Obedience always bears a blessing. Sometimes it cannot be seen at the moment of self-sacrifice, but there is a blessing yet to come.  The blessing of obedience is “long life on earth.” Our years are shortened by our anxiety and guilt; we hurt ourselves by rejecting the authority of our parents. The damage to our own self-image is greater if our rejection is violent and constant.  Self-assertion bears its own fruit as well.  The fruit of self centered attitudes and behaviors are isolation and disconnection with our origins, our past, and our very selves. The wisdom of Saint Paul in this letter to the Ephesians is not time-bound.  It can be nourishment for our souls as well.  Certainly the authority of Fathers should be based on love rather than fear.  Our fathers have a unique and priceless part to play in our training and instruction in the Lord.  At the time of Saint Paul the institution of slavery was still socially acceptable and even supported by the laws of the Roman Empire.  He did not stand up to the might of the empire and protest.  Saint Paul did not encourage his converts to lobby for the demise of slavery.  He did not preach against the injustice and inherent evil of enslaving another human being. However, Saint Paul did hold up to slave and slave master the relationship between every believer and the Only True Master, Jesus the Christ.  Indeed, we are to respect and even love those set over us justly and unjustly.  It is by our love and respect that the hearts of our leaders or oppressors will be changed and challenged.  Those who have power and authority in society or in the family must use such a position for serving the Master, who is present in the very people over whom we have been placed.  It is just such a liberating forgiveness and loving service that chips away at unjust social institutions and eventually destroys them completely.  This is the power of the revolution that the Lord Jesus has brought into human history.  This Lord and Master will come to reign supreme and eternal, and with him there is no partiality.

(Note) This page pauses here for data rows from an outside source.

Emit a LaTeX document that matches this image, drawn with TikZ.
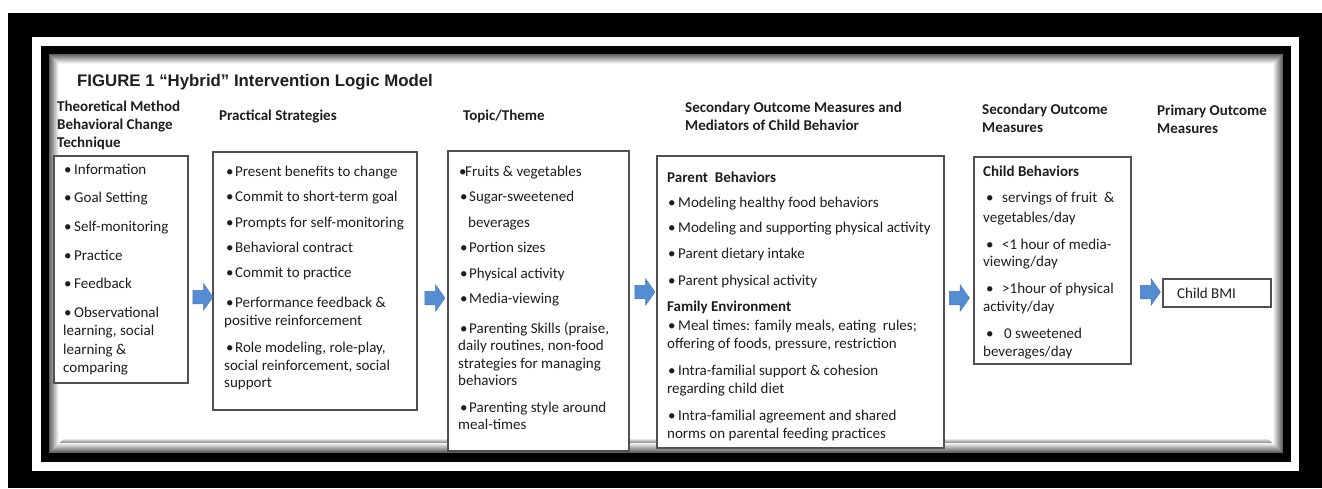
\documentclass[tikz,border=0pt]{standalone}
\usepackage{fontspec}
\setmainfont{Carlito}
\newfontfamily\titlefont{Liberation Sans}
\usetikzlibrary{shapes.arrows}

\definecolor{arrowblue}{RGB}{84,141,212}
\definecolor{arrowedge}{RGB}{70,120,190}
\definecolor{boxline}{RGB}{80,80,80}
\definecolor{ink}{RGB}{30,30,30}

% bullet with an indent and a fixed cell width
\newcommand\bl[2]{\hspace*{#1}\makebox[#2][l]{•}}

\begin{document}
\begin{tikzpicture}[x=1pt,y=-1pt,
  box/.style={draw=boxline, line width=1.2pt, fill=white, inner sep=0pt, outer sep=0pt, anchor=north west},
  body/.style={anchor=base west, inner sep=0pt, align=flush left, text=ink, font=\fontsize{15}{18}\selectfont},
  head/.style={body, font=\bfseries\fontsize{15}{18}\selectfont},
  blockarrow/.style={shape=single arrow, fill=arrowblue, draw=arrowedge, line width=0.5pt,
    inner sep=6.5pt, outer sep=0pt, single arrow head extend=6.5pt, single arrow tip angle=110,
    minimum height=20pt}
]
\useasboundingbox (0,0) rectangle (1322,488);

% frame: black border, thin white rule, inner black band
\fill[white] (0,0) rectangle (1322,488);
\fill[black] (8,13) rectangle (1322,488);
\fill[white] (32,37) rectangle (1299,471);
\fill[black] (40.7,45.7) rectangle (1291,462);
\fill[white] (49,54) rectangle (1282.7,453);
% soft inner shadow of the panel
\foreach \i [evaluate=\i as \lv using {62-6.5*\i}] in {0,...,9}
  \draw[line width=1.05pt, black!\lv] (49.5+\i,54.5+\i) rectangle (1282.2-\i,452.5-\i);
\foreach \i [evaluate=\i as \lv using {40-10*\i}] in {0,...,3}
  \draw[line width=1.05pt, black!\lv] (59.5+\i,442.5-\i) -- (1272.2-\i,442.5-\i);

% title
\node[anchor=base west, inner sep=0pt, text=ink, font=\titlefont\bfseries\fontsize{16.8}{20}\selectfont]
  (title) at (77,86) {FIGURE 1 “Hybrid” Intervention Logic Model};

% column headings
\node[head, text width=140] (h1) at (57,111) {Theoretical Method\\Behavioral Change\\Technique};
\node[head, text width=140] (h2) at (219,120) {Practical Strategies};
\node[head, text width=140] (h3) at (463,120) {Topic/Theme};
\node[head, text width=260] (h4) at (685,112) {Secondary Outcome Measures and\\Mediators of Child Behavior};
\node[head, text width=150] (h5) at (982,114) {Secondary Outcome\\Measures};
\node[head, text width=120] (h6) at (1157,115) {Primary Outcome\\Measures};

% boxes
\node[box, minimum width=134, minimum height=227] (b1) at (54,156) {};
\node[box, minimum width=204, minimum height=258] (b2) at (213,152) {};
\node[box, minimum width=181, minimum height=300] (b3) at (448,151) {};
\node[box, minimum width=287, minimum height=292] (b4) at (657,156) {};
\node[box, minimum width=157, minimum height=207] (b5) at (974,157) {};
\node[box, minimum width=108, minimum height=28] (b6) at (1163,279) {};

% box contents
\node[body, text width=140, font=\fontsize{15}{18.3}\selectfont] (t1) at (63,174) {%
\bl{1pt}{10pt}Information\\[10.4pt]
\bl{1pt}{10pt}Goal Setting\\[10.4pt]
\bl{1pt}{10pt}Self-monitoring\\[10.4pt]
\bl{1pt}{10pt}Practice\\[10.4pt]
\bl{1pt}{10pt}Feedback\\[10.4pt]
\bl{1pt}{10pt}Observational\\
learning, social\\
learning \&\\
comparing};

\node[body, text width=210, font=\fontsize{15}{17.7}\selectfont] (t2) at (224,176) {%
\bl{2pt}{9pt}Present benefits to change\\[8pt]
\bl{2pt}{9pt}Commit to short-term goal\\[8pt]
\bl{2pt}{9pt}Prompts for self-monitoring\\[7.5pt]
\bl{2pt}{9pt}Behavioral contract\\[7.5pt]
\bl{2pt}{9pt}Commit to practice\\[12.3pt]
\bl{2pt}{9pt}Performance feedback \&\\
positive reinforcement\\[9.3pt]
\bl{2pt}{9pt}Role modeling, role-play,\\
social reinforcement, social\\
support};

\node[body, text width=190, font=\fontsize{15}{17.3}\selectfont] (t3) at (458,176) {%
\bl{1pt}{6pt}Fruits \& vegetables\\[8pt]
\bl{2pt}{9pt}Sugar-sweetened\\[8.5pt]
\hspace*{10pt}beverages\\[7.8pt]
\bl{2pt}{9pt}Portion sizes\\[8.5pt]
\bl{2pt}{9pt}Physical activity\\[8.5pt]
\bl{2pt}{9pt}Media-viewing\\[12.5pt]
\bl{2pt}{9pt}Parenting Skills (praise,\\
daily routines, non-food\\
strategies for managing\\
behaviors\\[9.7pt]
\bl{2pt}{9pt}Parenting style around\\
meal-times};

\node[body, text width=300, font=\fontsize{15}{18}\selectfont] (t4) at (667,182) {%
\textbf{Parent~ Behaviors}\\[7pt]
\bl{1pt}{10pt}Modeling healthy food behaviors\\[7pt]
\bl{1pt}{10pt}Modeling and supporting physical activity\\[8pt]
\bl{1pt}{10pt}Parent dietary intake\\[9pt]
\bl{1pt}{10pt}Parent physical activity\\[8pt]
\textbf{Family Environment}\\[1pt]
\bl{1pt}{10pt}Meal times: family meals, eating~ rules;\\
offering of foods, pressure, restriction\\[9pt]
\bl{1pt}{10pt}Intra-familial support \& cohesion\\
regarding child diet\\[9pt]
\bl{1pt}{10pt}Intra-familial agreement and shared\\
norms on parental feeding practices};

\node[body, text width=170, font=\fontsize{15}{17.5}\selectfont] (t5) at (983,176) {%
\textbf{Child Behaviors}\\[8.5pt]
\bl{3pt}{16pt}servings of fruit~ \&\\[2.5pt]
vegetables/day\\[9.5pt]
\bl{3pt}{16pt}<1 hour of media-\\
viewing/day\\[9.5pt]
\bl{3pt}{16pt}>1hour of physical\\
activity/day\\[9.5pt]
\bl{3pt}{18pt}0 sweetened\\[0.5pt]
beverages/day};

\node[body] (t6) at (1177,298) {Child BMI};

% block arrows between the stages
\node[blockarrow] (a1) at (200.5,297) {};
\node[blockarrow] (a2) at (432.5,298) {};
\node[blockarrow] (a3) at (642.5,292) {};
\node[blockarrow] (a4) at (957,298) {};
\node[blockarrow] (a5) at (1148,292) {};
\end{tikzpicture}
\end{document}
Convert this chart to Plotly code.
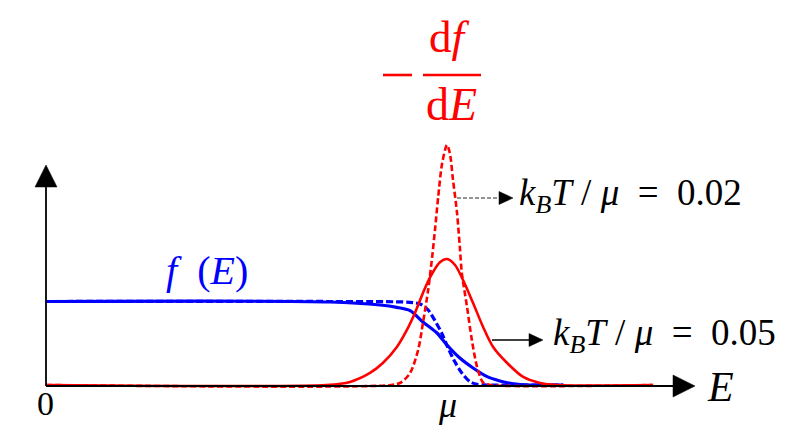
import plotly.graph_objects as go

# ---------------- data (E in units of mu) ----------------
# Fermi function, kB T / mu = 0.05 (solid blue)
E_f05 = [0.0, 0.708, 0.833, 0.875, 0.908, 0.940, 0.975, 1.000, 1.032, 1.065, 1.100, 1.132, 1.165, 1.207, 1.29]
f_05 = [1.0, 0.994, 0.958, 0.930, 0.890, 0.754, 0.623, 0.479, 0.323, 0.204, 0.100, 0.048, 0.014, 0.0, 0.0]

# Fermi function, kB T / mu = 0.02 (dashed blue)
E_f02 = [0.0, 0.708, 0.908, 0.933, 0.953, 0.970, 0.988, 1.002, 1.020, 1.037, 1.057, 1.075, 1.100, 1.29]
f_02 = [1.0, 1.0, 0.990, 0.970, 0.898, 0.770, 0.610, 0.450, 0.275, 0.144, 0.040, 0.008, 0.0, 0.0]

# -df/dE, kB T / mu = 0.05 (solid red)
E_d05 = [0.0, 0.700, 0.758, 0.808, 0.840, 0.875, 0.900, 0.920, 0.940, 0.958, 0.983, 1.000,
         1.020, 1.040, 1.065, 1.090, 1.115, 1.150, 1.190, 1.232, 1.274, 1.514]
d_05 = [0.0, 0.0, 0.036, 0.144, 0.263, 0.455, 0.659, 0.862, 1.102, 1.293, 1.473, 1.509,
        1.437, 1.257, 0.982, 0.695, 0.455, 0.263, 0.096, 0.024, 0.0, 0.0]

# -df/dE, kB T / mu = 0.02 (dashed red)
E_d02 = [0.0, 0.860, 0.885, 0.908, 0.928, 0.940, 0.953, 0.963, 0.970, 0.978, 0.988, 1.000,
         1.007, 1.015, 1.025, 1.032, 1.037, 1.050, 1.062, 1.075, 1.090, 1.110, 1.514]
d_02 = [0.0, 0.0, 0.030, 0.144, 0.419, 0.743, 1.138, 1.533, 1.856, 2.251, 2.659, 2.874,
        2.778, 2.455, 2.060, 1.653, 1.341, 0.934, 0.539, 0.216, 0.030, 0.0, 0.0]

labels = {"f": "<i>f</i>&nbsp; (<i>E</i>)",
          "k02": "<i>k<sub>B</sub>T</i> / <i>μ</i>  =  0.02",
          "k05": "<i>k<sub>B</sub>T</i> / <i>μ</i>  =  0.05"}

# ---------------- layout helpers (pixel -> paper) ----------------
W, H = 792, 444
X0, Y0, SX, SY = 46, 385, 401, 83.5  # pixel of origin, pixels per unit


def X(px):
    return px / W


def Y(py):
    return 1 - py / H


BLUE = "#0000ff"
RED = "#ff0000"

fig = go.Figure()
fig.add_trace(go.Scatter(x=E_f05, y=f_05, mode="lines",
                         line=dict(color=BLUE, width=3.2, shape="spline", smoothing=0.8)))
fig.add_trace(go.Scatter(x=E_f02, y=f_02, mode="lines",
                         line=dict(color=BLUE, width=3.2, dash="7px,3px", shape="spline", smoothing=0.8)))
fig.add_trace(go.Scatter(x=E_d05, y=d_05, mode="lines",
                         line=dict(color=RED, width=2.6, shape="spline", smoothing=0.8)))
fig.add_trace(go.Scatter(x=E_d02, y=d_02, mode="lines",
                         line=dict(color=RED, width=2.6, dash="6px,3px", shape="spline", smoothing=0.8)))

shapes = []
# axes
shapes.append(dict(type="line", xref="paper", yref="paper", x0=X(46), y0=Y(386), x1=X(675), y1=Y(386),
                   line=dict(color="black", width=1.8), layer="above"))
shapes.append(dict(type="line", xref="paper", yref="paper", x0=X(46), y0=Y(386), x1=X(46), y1=Y(185),
                   line=dict(color="black", width=1.8), layer="above"))
shapes.append(dict(type="path", xref="paper", yref="paper",
                   path=f"M {X(695)} {Y(386)} L {X(673)} {Y(375)} L {X(673)} {Y(397)} Z",
                   fillcolor="black", line=dict(color="black", width=0.5)))
shapes.append(dict(type="path", xref="paper", yref="paper",
                   path=f"M {X(46)} {Y(165)} L {X(35)} {Y(187)} L {X(57)} {Y(187)} Z",
                   fillcolor="black", line=dict(color="black", width=0.5)))
# label pointers
shapes.append(dict(type="line", xref="paper", yref="paper", x0=X(457), y0=Y(198), x1=X(500), y1=Y(198),
                   line=dict(color="#707070", width=1.6, dash="4px,2px")))
shapes.append(dict(type="path", xref="paper", yref="paper",
                   path=f"M {X(513)} {Y(198)} L {X(499)} {Y(191.5)} L {X(499)} {Y(204.5)} Z",
                   fillcolor="black", line=dict(color="black", width=0.5)))
shapes.append(dict(type="line", xref="paper", yref="paper", x0=X(492), y0=Y(340), x1=X(531), y1=Y(340),
                   line=dict(color="black", width=1.6)))
shapes.append(dict(type="path", xref="paper", yref="paper",
                   path=f"M {X(543)} {Y(340)} L {X(529)} {Y(333.5)} L {X(529)} {Y(346.5)} Z",
                   fillcolor="black", line=dict(color="black", width=0.5)))
# -df/dE minus sign and fraction bar
shapes.append(dict(type="line", xref="paper", yref="paper", x0=X(383), y0=Y(75), x1=X(412), y1=Y(75),
                   line=dict(color=RED, width=2.6)))
shapes.append(dict(type="line", xref="paper", yref="paper", x0=X(423), y0=Y(75), x1=X(481), y1=Y(75),
                   line=dict(color=RED, width=2.6)))

SERIF = "Liberation Serif"
ann = []


def txt(text, px, py, size, color="black", xanchor="center"):
    ann.append(dict(text=text, x=X(px), y=Y(py), xref="paper", yref="paper", showarrow=False,
                    xanchor=xanchor, yanchor="middle", font=dict(family=SERIF, size=size, color=color)))


txt("0", 45, 403, 34)
txt("<i>μ</i>", 447, 405, 36)
txt("<i>E</i>", 720, 387, 42)
txt(labels["f"], 207, 270, 40, BLUE)
txt(labels["k02"], 517, 195, 37, xanchor="left")
txt(labels["k05"], 551, 335, 37, xanchor="left")
txt("d<i>f</i>", 449, 37, 45, RED)
txt("d<i>E</i>", 451, 104, 46, RED)

fig.update_layout(
    width=W, height=H, margin=dict(l=0, r=0, t=0, b=0),
    paper_bgcolor="white", plot_bgcolor="white", showlegend=False,
    font=dict(family=SERIF),
    xaxis=dict(range=[-X0 / SX, (W - X0) / SX], visible=False),
    yaxis=dict(range=[(Y0 - H) / SY, Y0 / SY], visible=False),
    shapes=shapes, annotations=ann,
)
fig.write_html("out.html", config={"displayModeBar": False},
               post_script="document.body.style.margin='0';document.body.style.overflow='hidden';")
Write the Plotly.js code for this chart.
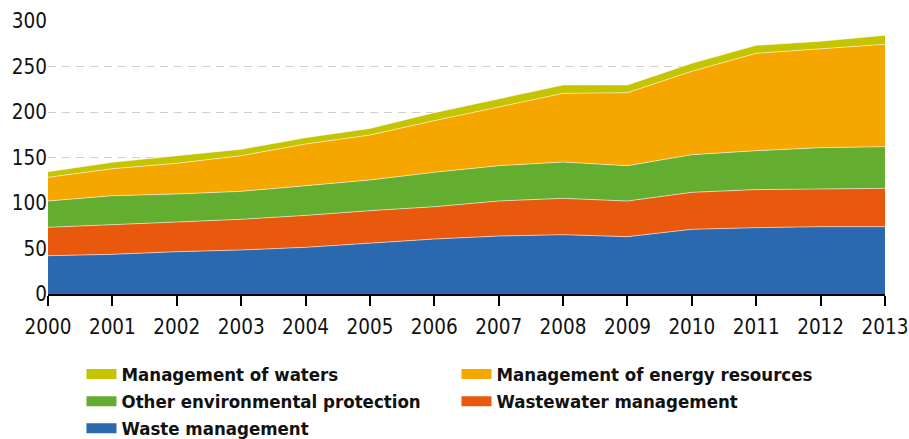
<!DOCTYPE html>
<html>
<head>
<meta charset="utf-8">
<script src="https://cdn.plot.ly/plotly-3.0.1.min.js"></script>
<style>html,body{margin:0;padding:0;background:#fff;}#chart{width:909px;height:439px;}</style>
</head>
<body>
<div id="chart"></div>
<script>
var years = [2000, 2001, 2002, 2003, 2004, 2005, 2006, 2007, 2008, 2009, 2010, 2011, 2012, 2013];
var wasteManagement = [42.1, 43.6, 46.5, 48.4, 51.3, 55.7, 60.4, 63.7, 65.2, 63.0, 71.1, 72.9, 74.0, 74.0];
var wastewaterManagement = [31.2, 32.2, 32.6, 33.7, 35.1, 35.9, 35.5, 38.5, 39.9, 39.2, 40.6, 41.8, 41.4, 42.1];
var otherEnvironmental = [28.9, 32.2, 30.8, 30.7, 32.6, 33.7, 37.8, 38.8, 39.9, 38.8, 41.4, 42.8, 45.4, 45.8];
var energyResources = [26.0, 29.7, 33.7, 39.2, 45.8, 49.4, 56.8, 64.8, 75.5, 80.2, 91.6, 107.0, 108.4, 112.5];
var managementWaters = [6.2, 7.0, 8.4, 7.0, 7.0, 7.3, 8.8, 8.8, 9.2, 8.5, 8.8, 8.8, 8.5, 9.9];
var yTicks = [0, 50, 100, 150, 200, 250, 300];

var seriesNames = ["Waste management", "Wastewater management", "Other environmental protection", "Management of energy resources", "Management of waters"];
var seriesValues = [wasteManagement, wastewaterManagement, otherEnvironmental, energyResources, managementWaters];
var seriesColors = ["#2A69B0", "#E8590D", "#63AD30", "#F5A700", "#C4C400"];

var traces = [];
for (var i = 0; i < seriesNames.length; i++) {
  traces.push({
    x: years, y: seriesValues[i], name: seriesNames[i],
    type: "scatter", mode: "lines", stackgroup: "one",
    fillcolor: seriesColors[i],
    line: {color: "rgba(255,255,255,0.55)", width: 1},
    showlegend: false, hoverinfo: "skip"
  });
}
for (var j = 0; j < seriesNames.length; j++) {
  traces.push({
    x: [null], y: [null], name: seriesNames[j],
    type: "scatter", mode: "lines",
    line: {color: seriesColors[j], width: 16},
    showlegend: true, hoverinfo: "skip"
  });
}

var layout = {
  width: 909, height: 439,
  margin: {l: 48, r: 24, t: 21, b: 145},
  paper_bgcolor: "#fff", plot_bgcolor: "#fff",
  font: {family: "DejaVu Sans Condensed, sans-serif", color: "#111", size: 19},
  xaxis: {
    range: [2000, 2013], tickvals: years, ticktext: years.map(String),
    showgrid: false, zeroline: false,
    showline: true, linecolor: "#000", linewidth: 2,
    ticks: "outside", ticklen: 10, tickwidth: 2, tickcolor: "#000",
    tickfont: {size: 20.5, color: "#111"}, ticklabelstandoff: 3
  },
  yaxis: {
    range: [0, 300], tickvals: yTicks,
    showgrid: true, gridcolor: "#cfcfcf", gridwidth: 1, griddash: "8px,6px",
    zeroline: false, showline: false, ticks: "",
    tickfont: {size: 20.5, color: "#111"}, ticklabelstandoff: 0
  },
  legend: {
    orientation: "h", xref: "paper", x: 0.04, xanchor: "left",
    yref: "container", y: 0.19, yanchor: "top",
    traceorder: "reversed", entrywidth: 330, entrywidthmode: "pixels",
    font: {family: "DejaVu Sans Condensed, sans-serif", size: 18.5, color: "#111", weight: "bold"},
    itemclick: false, itemdoubleclick: false, tracegroupgap: 0
  },
  showlegend: true
};

Plotly.newPlot("chart", traces, layout, {staticPlot: true, displayModeBar: false});
</script>
</body>
</html>
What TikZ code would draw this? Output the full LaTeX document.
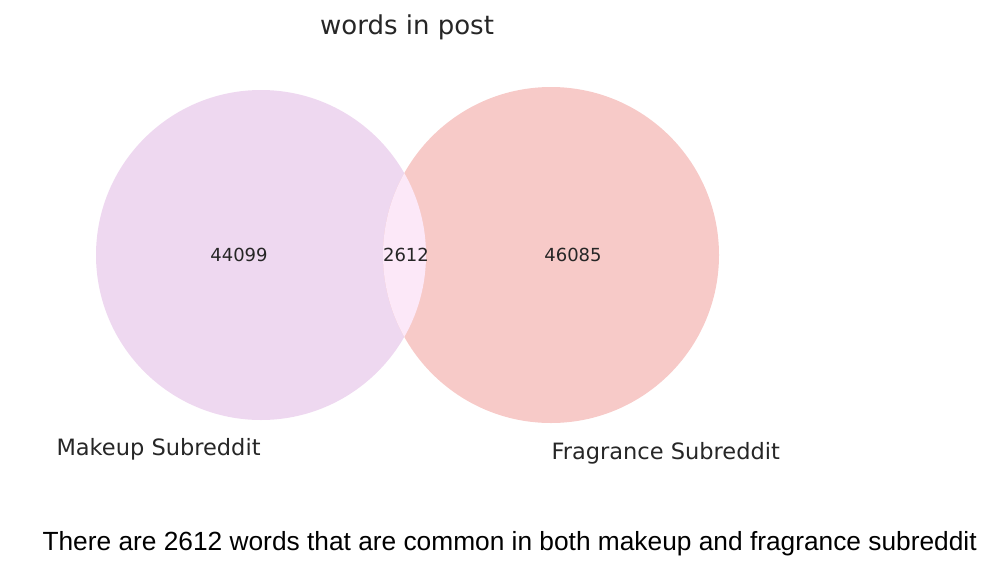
\documentclass[tikz,border=0pt]{standalone}
\usepackage{fontspec}
\setmainfont{Liberation Sans}
\newfontfamily\vennfont{DejaVu Sans}
\usepackage{tikz}
\usetikzlibrary{positioning,calc}
\definecolor{makeupc}{RGB}{238,216,240}
\definecolor{fragc}{RGB}{247,202,200}
\definecolor{bothc}{RGB}{252,232,248}

\begin{document}
\begin{tikzpicture}[x=1pt,y=-1pt,font=\vennfont]
\tikzset{set/.style={circle,inner sep=0pt,draw=none},
  count/.style={font=\vennfont\fontsize{18}{20}\selectfont,text=black!85},
  setlabel/.style={font=\vennfont\fontsize{22.5}{25}\selectfont,text=black!85,anchor=west}}
\useasboundingbox (0,0) rectangle (998,579);
\node[set,fill=makeupc,minimum size=330pt] (makeup) at (261,255) {};
\node[set,fill=fragc,minimum size=336pt] (frag) at (551,255) {};
\begin{scope}
\clip (makeup.center) circle[radius=165pt];
\fill[bothc] (frag.center) circle[radius=168pt];
\end{scope}
\node[count] (only1) at (239,255) {44099};
\node[count] (inter) at (406,255) {2612};
\node[count] (only2) at (573,255) {46085};
\node[font=\vennfont\fontsize{26}{28}\selectfont,text=black!85] (title) at (407,27) {words in post};
\node[setlabel] (lab1) at (53,449) {Makeup Subreddit};
\node[setlabel] (lab2) at (548,453) {Fragrance Subreddit};
\node[font=\fontsize{26.3}{28}\selectfont,anchor=west] (note) at (39,544) {There are 2612 words that are common in both makeup and fragrance subreddit};
\end{tikzpicture}
\end{document}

The Lord Jesus is humble and obedient in the gospel today; he is teaching and making his way to Jerusalem.  There in the holy city the Lord Jesus will teach with his passion, death, and resurrection what obedience really means. It means self-denial, self-surrender, and self-donation.  He, the co-eternal Son of the Father, has come to teach us what we need to know to be saved, redeemed, and sanctified.  We must enter through the narrow gate, where no overloaded ego can pass through.  We must do more than attend mass and receive the sacraments.  It’s not enough to eat and drink in his company; even listening to his teaching is not enough.  We must become one with the Lord Jesus.  We must give ourselves to the Father in loving obedience by taking up our cross and following the Lord Jesus.  Union with Christ, total and complete, is the only way to pass through the narrow way. If we do not discipline ourselves in this world, we will need to be purified after we die so that we can dance for joy before the throne of God and of the Lamb.  We may be last, but he will make us first.  We may think we are first, but he will make us last.  What matters is that we join Abraham, Isaac, Jacob, and all the prophets in the Kingdom of God.  There we will gladly embrace our holy company from east, west, north and south.  All, who have been lifted up and raised on high because they have traveled through the narrow gate of the Cross of Christ, will be our companions at the banquet of the King.  Indeed, he already gives himself to us in this Eucharist and summons us to give ourselves to him, just for the shear delight of it!